One criminally underused mechanic is Holmes’ ability to use his imagination to replay a sequence of events. Hitting L1 when prompted allows you to assemble a sequence from data you’ve gathered and then watch it play out. It’s very cool, but hardly used. Likewise, Holmes’ “Detective Vision” is really only useful when the game tells you to use it, so it’s rendered almost pointless. If Frogwares had given us all these skills and then dropped us in the deep end of a mystery with no hand-holding or sign posting, it would have all been much more compelling.
The central story highlights the biggest changes to the formula. The Holmes here is less eccentric and more focused, attempting to build a relationship with his adopted daughter, Katelyn, while avoiding a potential relationship with his beautiful yet mysterious neighbour, Alice. Kate turns up now and then between your forays into London, and her visits all tie in quite nicely with the overall story told in the five cases, but the plot never really manages to gather pace. There’s a disjointedness to it all that’s hard to shake, which is partly to do with Sherlock himself, or at least this iteration of him. He spends so much of the game alone, or beside undercooked supporting characters, that his trademark off-the-wall personality never has a chance to shine, and the result is a quieter and, dare we say, duller incarnation. Aesthetically Holmes and Watson have something of Robert Downey Jr. and Jude Law about them, respectively, but they have little of the charm or charisma that should go with the look.
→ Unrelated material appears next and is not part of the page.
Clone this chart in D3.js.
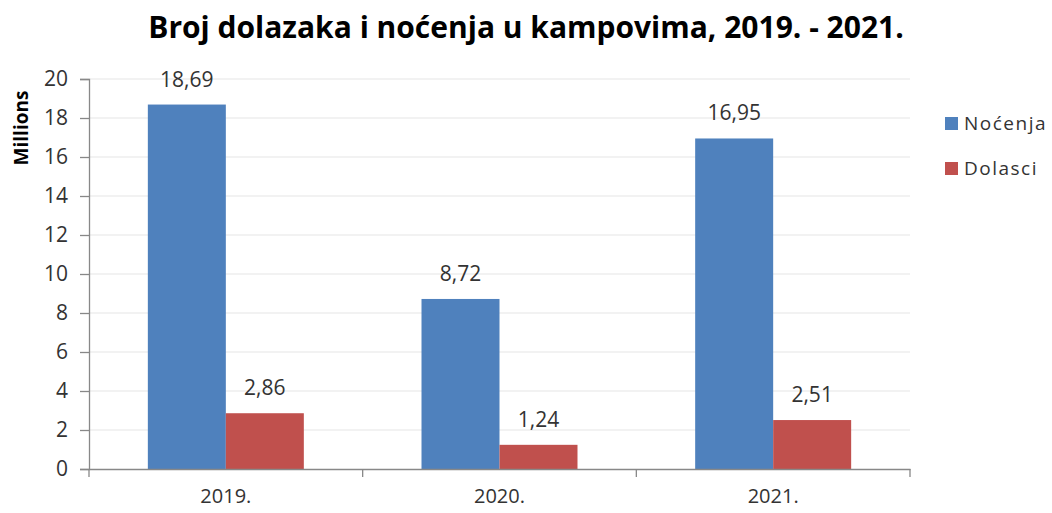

It’s not helped by the choppy visuals, either. The environments, whether in the murky swamps of Epping Forest or the grimy streets of London, are all somewhat drab and forgettable, while the character animation is unnatural and uncomfortable. Loose eyes and bad lip-syncing hold back the decent script, and the physics are non-existent, which makes the stealth and action sequences something of a chore.
If Sherlock Holmes: The Devil’s Daughter is guilty of anything, it’s of giving us too much and not enough at the same time. Frogwares proved with Crime and Punishment that they can forge engaging mysteries, but removing the fail state here threatens to dampen the tension beyond repair, and throwing so many mechanics at us reduces the impact and quality of each one, meaning that while The Devil’s Daughter does a lot of things adequately, it does absolutely none of them spectacularly, and feels like a bit of a misstep for the series.
Almost no repetition
Compelling central plot
Can feel unfocused and messy
No way to fail
Looks dated
While The Devil's Daughter does a lot of things adequately, it does absolutely none of them spectacularly, and feels like a bit of a misstep for the series.